Work to do: The lines from the top of the material through the line with "plt.rcParams['font.family'] = ['Liberation" are to be set down exactly. Leave the pictures out.

Information shown:

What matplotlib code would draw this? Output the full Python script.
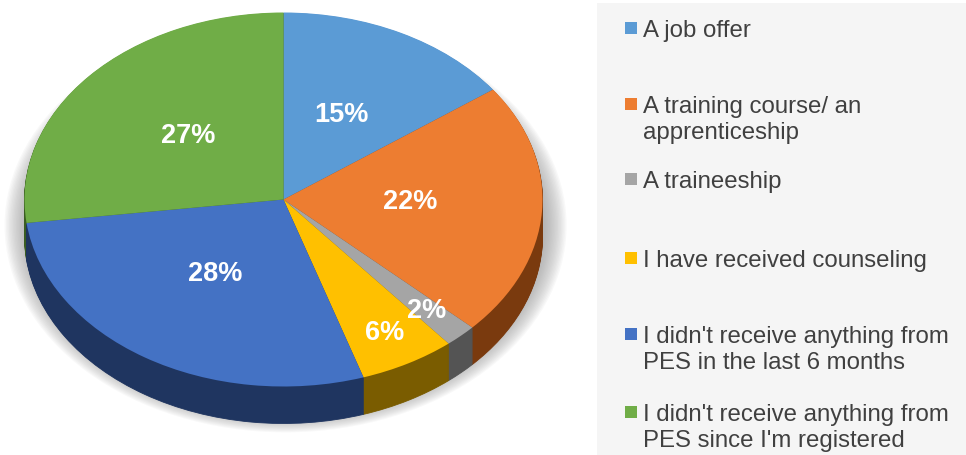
import matplotlib
matplotlib.use("Agg")
import matplotlib.pyplot as plt
from matplotlib.patches import Rectangle, Ellipse
import numpy as np

plt.rcParams['font.family'] = ['Liberation Sans', 'DejaVu Sans']

# ---- data ----
categories = [
    "A job offer",
    "A training course/ an\napprenticeship",
    "A traineeship",
    "I have received counseling",
    "I didn't receive anything from\nPES in the last 6 months",
    "I didn't receive anything from\nPES since I'm registered",
]
values = [15, 22, 2, 6, 28, 27]

# ---- styles ----
top_colors = ['#5B9BD5', '#ED7D31', '#A5A5A5', '#FFC000', '#4472C4', '#70AD47']
side_colors = ['#2E5A88', '#7A3A0E', '#545454', '#7A5C00', '#1F3560', '#3A5E22']

W, H = 966, 456
RX, RY = 259.0, 187.0     # pixels per data unit (horizontal / vertical) -> tilted ellipse
CXP, CYP = 283.5, 200.5   # centre of top face in pixels (from top-left)
DEPTH_PX = 37.0

fig = plt.figure(figsize=(W / 100, H / 100), dpi=100)
fig.patch.set_facecolor('white')
ax = fig.add_axes([0, 0, 1, 1])

cx = CXP / RX
cy = (H - CYP) / RY
depth = DEPTH_PX / RY

# soft shadow
n_sh = 16
for i in range(n_sh):
    s = 1.085 - i * 0.0055
    ax.add_patch(Ellipse((cx + 0.008, cy - depth * 0.7), 2 * s, 2 * s * 1.02,
                         facecolor='#8f8f8f', edgecolor='none', alpha=0.055, zorder=0))

# side wall: stacked pies with darker colours
n_layers = int(DEPTH_PX)
for k in range(n_layers, 0, -1):
    off = depth * k / n_layers
    ax.pie(values, colors=side_colors, startangle=90, counterclock=False,
           center=(cx, cy - off), radius=1.0,
           wedgeprops=dict(linewidth=0.6, antialiased=True))
for w in ax.patches:
    if hasattr(w, 'theta1'):
        w.set_edgecolor(w.get_facecolor())

# top face
wedges, texts, autotexts = ax.pie(
    values, colors=top_colors, startangle=90, counterclock=False,
    center=(cx, cy), radius=1.0,
    autopct=lambda p: f"{p:.0f}%", pctdistance=0.49,
    textprops=dict(color='white', fontsize=19.5, fontweight='bold'),
    wedgeprops=dict(linewidth=0))

for w, t, v in zip(wedges, autotexts, values):
    ang = np.deg2rad((w.theta1 + w.theta2) / 2)
    if v < 10:
        r = 0.81
        t.set_position((cx + r * np.cos(ang), cy + r * np.sin(ang)))
    else:
        x, y = t.get_position()
        t.set_position((x, y + 4 / RY))
    t.set_zorder(20)

ax.set_aspect('auto')
ax.set_xlim(0, W / RX)
ax.set_ylim(0, H / RY)
ax.axis('off')

# ---- legend (pixel coordinates) ----
lax = fig.add_axes([0, 0, 1, 1])
lax.set_xlim(0, W)
lax.set_ylim(H, 0)
lax.axis('off')
lax.add_patch(Rectangle((597, 4), W - 597, H - 4, facecolor='#F5F5F5',
                        edgecolor='none', zorder=0))

legend_baselines = [37, 113, 188, 267, 343, 421]
line_step = 26.5
for lab, col, yb in zip(categories, top_colors, legend_baselines):
    lax.add_patch(Rectangle((625, yb - 14), 12, 12, facecolor=col,
                            edgecolor='none', zorder=2))
    for i, line in enumerate(lab.split('\n')):
        lax.text(643, yb + i * line_step, line, fontsize=17.3, color='#404040',
                 ha='left', va='baseline', zorder=3)

fig.savefig('out.png', dpi=100, facecolor='white')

Reply to the task:
What matplotlib code would draw this? Output the full Python script.
import matplotlib
matplotlib.use("Agg")
import matplotlib.pyplot as plt
from matplotlib.patches import Rectangle, Ellipse
import numpy as np

plt.rcParams['font.family'] = ['Liberation Sans', 'DejaVu Sans']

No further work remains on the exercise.